Lesedrama und Prozess

Wir inszenieren unsere Traumwohnung als Lesedrama.

Das Lesedrama ist eine eigene Form der szenischen Lesung. Zwei Autoren und eine Schauspielerin begegnen sich im Text, und bringen das Ergebnis auf die Bühne.

Die beiden Autoren werden mit den eigenen Figuren konfrontiert. Die Hauptperson Gabi verselbständigt sich nach und nach. Ist sie noch die, die sie erfunden haben? Oder hat sie längst das Ruder übernommen und erzählt ihre eigene Geschichte? Auf die Bühne kommt nicht nur das Stück, sondern die besondere Beziehung zwischen Dichter, Sprache und Figur. Haben wir uns das so gedacht? Nee…

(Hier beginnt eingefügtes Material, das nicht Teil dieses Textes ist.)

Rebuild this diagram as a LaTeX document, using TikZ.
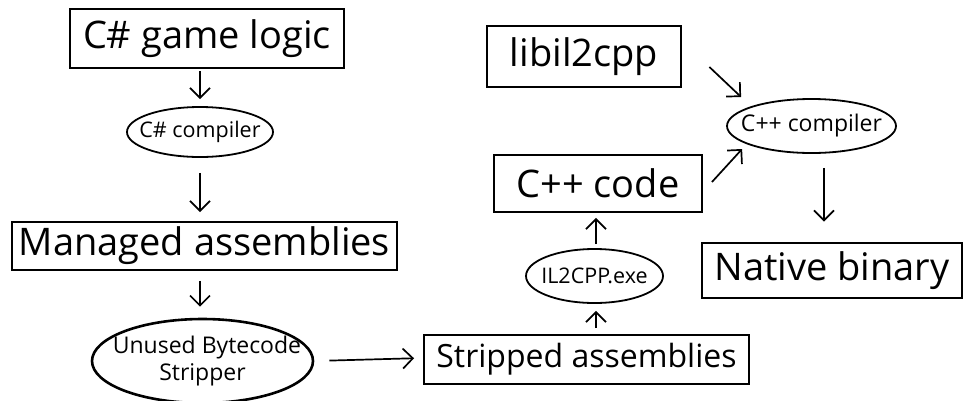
\documentclass[tikz,border=0pt]{standalone}
\usepackage{fontspec}
\setmainfont{Open Sans}
\usetikzlibrary{positioning}
\usetikzlibrary{shapes.geometric}
\usetikzlibrary{arrows.meta}
\tikzset{box/.style={draw,line width=2.2pt,inner sep=0pt,font=\fontsize{38}{44}\selectfont}}
\tikzset{oval/.style={draw,ellipse,line width=1.8pt,inner sep=0pt,font=\fontsize{21.5}{26}\selectfont}}
\tikzset{arr/.style={->,line width=1.7pt}}
\tikzset{>={Straight Barb[length=10pt,width=20pt]}}

\begin{document}
\begin{tikzpicture}[x=1pt,y=-1pt]
\useasboundingbox (0,0) rectangle (966,400);
\node[box,minimum width=274pt,minimum height=59pt] (Logic) at (207,38.5) {C\# game logic};
\node[oval,inner xsep=-10pt,minimum width=146pt,minimum height=50pt] (CsComp) at (200,132) {C\# compiler};
\node[box,line width=1.9pt,minimum width=385pt,minimum height=48pt] (Managed) at (204.5,246) {Managed assemblies};
\node[oval,inner xsep=-21.5pt,line width=2.6pt,minimum width=221pt,minimum height=84pt,align=center,font=\fontsize{23}{27}\selectfont] (Stripper) at (202.5,361) {\hspace{9pt}Unused Bytecode\\Stripper};
\node[box,line width=1.9pt,minimum width=325pt,minimum height=49pt,font=\fontsize{32}{38}\selectfont] (Stripped) at (586.5,359.5) {Stripped assemblies};
\node[oval,inner xsep=-6.5pt,minimum width=137pt,minimum height=54pt] (Il2cpp) at (594.5,276) {IL2CPP.exe};
\node[box,line width=1.9pt,minimum width=208pt,minimum height=57pt] (CppCode) at (598,183.5) {C++ code};
\node[box,line width=2.8pt,minimum width=194pt,minimum height=61pt] (Libil) at (584,56.5) {libil2cpp\hspace{6pt}};
\node[oval,inner xsep=-11.5pt,minimum width=169pt,minimum height=54pt,font=\fontsize{23}{27}\selectfont] (CppComp) at (811.5,126) {C++ compiler};
\node[box,line width=2.8pt,minimum width=260pt,minimum height=55pt] (Native) at (832,270.5) {Native binary};

\draw[arr,shorten <=2pt,shorten >=7pt] (CsComp |- Logic.south) -- (CsComp.north);
\draw[arr,shorten <=15pt,shorten >=9pt] (CsComp.south) -- (CsComp |- Managed.north);
\draw[arr,shorten <=10pt,shorten >=11pt] (CsComp |- Managed.south) -- (CsComp |- Stripper.north);
\draw[arr,shorten <=15pt,shorten >=9pt] (Stripper.east) -- ([yshift=1.5pt]Stripped.west);
\draw[arr,shorten <=6pt,shorten >=7pt] ([xshift=1.5pt]Il2cpp.south |- Stripped.north) -- ([xshift=1.5pt]Il2cpp.south);
\draw[arr,shorten <=4pt,shorten >=5pt] ([xshift=1.5pt]Il2cpp.north) -- ([xshift=1.5pt]Il2cpp.north |- CppCode.south);
\draw[arr] ([shift={(27,10.5)}]Libil.east) -- ([shift={(15,-29)}]CppComp.west);
\draw[arr] ([shift={(9,-1.5)}]CppCode.east) -- ([shift={(16,23)}]CppComp.west);
\draw[arr,shorten <=14pt,shorten >=20pt] ([xshift=12.5pt]CppComp.south) -- ([xshift=12.5pt]CppComp.south |- Native.north);
\end{tikzpicture}
\end{document}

Bei einem Probengespräch unterhielten wir uns darüber, was das Besondere an einem Lesedrama ist.

Lutz: Für mich ist das Lesedrama eine Form zwischen Lesung und Theater. Das Reizvolle ist, dass ich als Autor mit auf der Bühne sitze. So findet das Drama nicht nur zwischen den Figuren im Stück statt, sondern auch zwischen mir und dem, was die Schauspielerin mit unserer Figur anfängt, indem sie sie zu ihrer macht.

Saskia: Meine Definition von Lesedrama ist, dass zwangsläufig ein Drama entstehen muss, wenn Autoren mit auf der Bühne sind und sich die Figuren verselbständigen.

Lutz: Nö, irgendwie nicht. Ich sitze eher staunend davor und bekomme mit, was du daraus machst.

Mir gefällt, wenn die Figuren sich verselbstständigen. Ich finde es absolut schön. Das tun sie schon bei mir im Kopf, wenn ich einen Text lese, den ich geschrieben habe. Gerade wenn der abgelagert ist, erkenne ich die Personen oft nicht wieder. Manchmal frage ich mich, hast du das geschrieben? Das empfinde ich als angenehm.

Saskia: Also ist das Lesedrama eigentlich eine Momentaufnahme: Hier der Autor und dort die Figuren an diesem Tag mit diesem Text.

Lutz: Ich habe nicht die Vorstellung, ich hätte ein „Werk“ geschrieben. Der Prozess geht ja weiter. Ich denke nicht wie manche Autoren, die sagen: Das ist jetzt gedruckt, das ist fertig. Ich korrigiere immer weiter, schreibe um für die nächste Lesung. Oft lese ich etwas anderes vor als das, was im gedruckten Buch steht.

Im Grunde ist unser Lesedrama ein Ausschnitt aus unserem Produktionsprozess, der tendenziell unendlich ist.